Another problem that for a long time interested me was the meaning of generalized sums of diverging series. I was looking for a non-Archimedian number system that would give the meaning to those sums. And now it seems that Ramanujan's summation of diverging series finally got its place.

Now we define that to any divergent series there corresponds a non-standard number. The standard part of that number is given by the Ramanujan's sunmmation of the series.

That way we see that $$\operatorname{st} q(\mathbb{N})= \operatorname{st} \omega_-=\sum_{n\ge1}^{\Re}1=-1/2$$

Insight on exponentiation of non-standard numbers

Examining the Faulhaber's formula for Ramanujan's summation one can come to the following striking insight on the exponentiation of non-standard numbers.

$$\operatorname{st}\omega_-^n=B_n$$ $$\operatorname{st}\omega_+^n=B^*_n$$

Where $B_n$ are the first Bernoulli numbers and $B^*_n$ are the second Bernoulli numbers.

Indeed, we can see that $\operatorname{st}\omega_-=-1/2$, $\operatorname{st}\omega_+=1/2$, $\operatorname{st}\omega_-^2=1/6$, $\operatorname{st}\omega_-^3=0$ etc.

Given that Bernoulli numbers can be expressed through Hurwitz Zeta function, we can generalize:

$$\operatorname{st}\omega_-^x=-x\zeta(1-x,0)$$

$$\operatorname{st}\omega_+^x=-x\zeta(1-x,1)=-x\zeta(1-x)$$

This allows to represent zeta function in exponential form:

$$(x-1)\zeta(x)= \operatorname{st}\omega_-^{1-x}$$

or, more generally,

$$\operatorname{st}(\omega_-+z)^n= B_n(z)$$

$$\operatorname{st}(\tau+y)^x=-x\zeta(1-x,1/2+y)$$

Moreover, now any series containing Bernoulli numbers can be represented as power series over non-standard numbers.

Connection between trigonometric functions on hypernumbers

Given the above definitions, we have a lot of relations between trigonometric functions, for instance,

$$\operatorname{st} \cos (z\omega_-)=\frac z2 \cot \left(\frac z2\right)$$

$$\operatorname{st} \cosh (z\omega_-)=\frac z2 \coth \left(\frac z2\right)$$

$$\operatorname{st} e^{z\omega_-}=\frac{z}{e^{z}-1}$$

$$\operatorname{st} e^{z\tau}=\frac{z}{2} \operatorname{csch}\left(\frac{z}{2}\right)$$

$$\operatorname{st} \left(\frac{1}{\pi^2 \tau+\pi x}+\frac{1}{\pi^2 \tau-\pi x}\right)=(\sec x)^2$$

$$\operatorname{st}\ln (\omega_-+z)=\psi(z)$$

Some sets and their quantities:

Now I have the following questions

• How the suggested system of non-standard numbers related to the surreals and other non-standard numerical system?

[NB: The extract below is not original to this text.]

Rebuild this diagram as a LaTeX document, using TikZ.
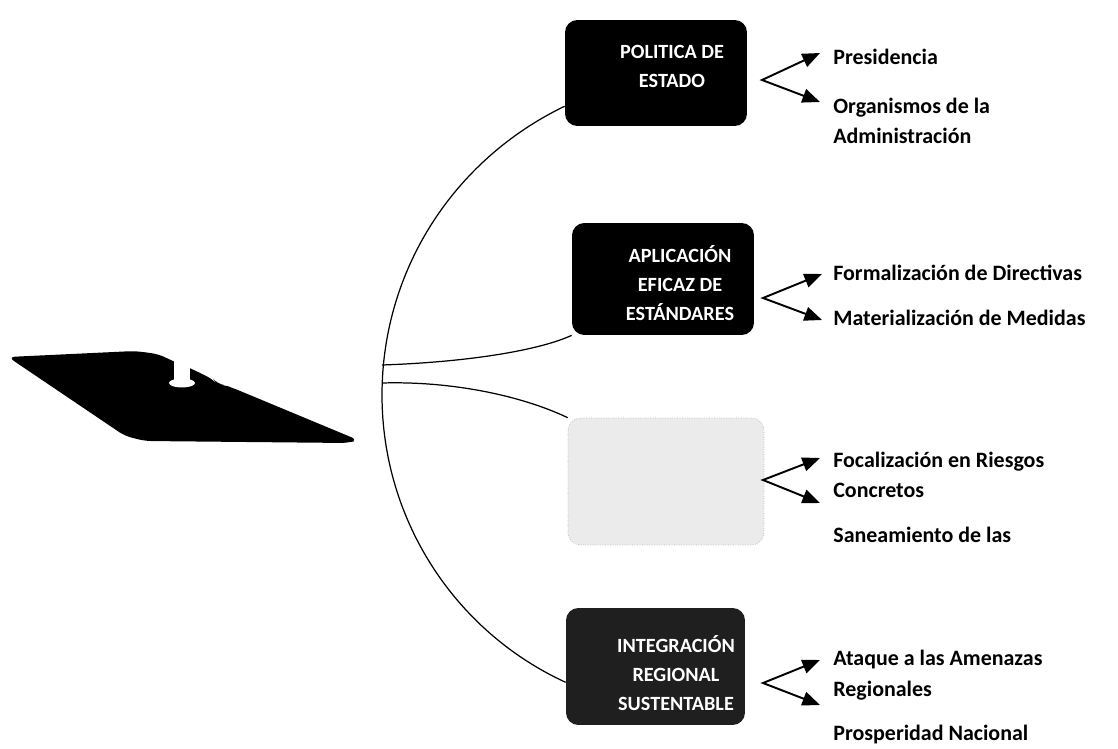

Can it be incorporated into surreals?

• Is there a way to represent the non-standard part of these numbers in a more convinient way, similar to the surreals?

• Why are the downvotes? – Anixx Aug 27 '15 at 8:38
• I'm curious, why is $\Omega$ assumed to have the form $2\tau$ for some "purely nonstandard" $\tau$? – Noah Schweber Aug 30 '15 at 2:02
• Seems like according to your nomenclature one of my tasks is to compute$$\operatorname{st}\left(e^{\frac{\omega_-^2}z}\left(1+\operatorname{Erf}\left(\frac{\omega_-}{{\sqrt z}}\right)\right)\right)$$:D – მამუკა ჯიბლაძე Aug 30 '15 at 7:20
• Actually your representation of $\zeta$ is somehow reminiscent of $\zeta_{\mathscr O}(s)=\operatorname{tr}({\mathscr O}^{-s})$ – მამუკა ჯიბლაძე Aug 30 '15 at 8:07
• I don't know much of operator theory but seems like it has some ingredients to deal with something like your version of working with infinities and standard part extraction via relevant "operator infinities" (unbounded - Schatten - trace class - compact...). Such approach to infinities is, I believe, also extensively used by Connes in his noncommutative measure theory/topology/differential geometry... – მამუკა ჯიბლაძე Aug 30 '15 at 8:20

3. Yes. You can use functions of the cutoff and big-O notation. For example, $\sum_{n=1}^\infty 1$ can be smoothed and cut off at some large $N$ to yield the asymptotic $N - 1/2 + O(1/N)$. Then your non-standard part is the increasing part of the function of $N$, and the standard part is the constant part.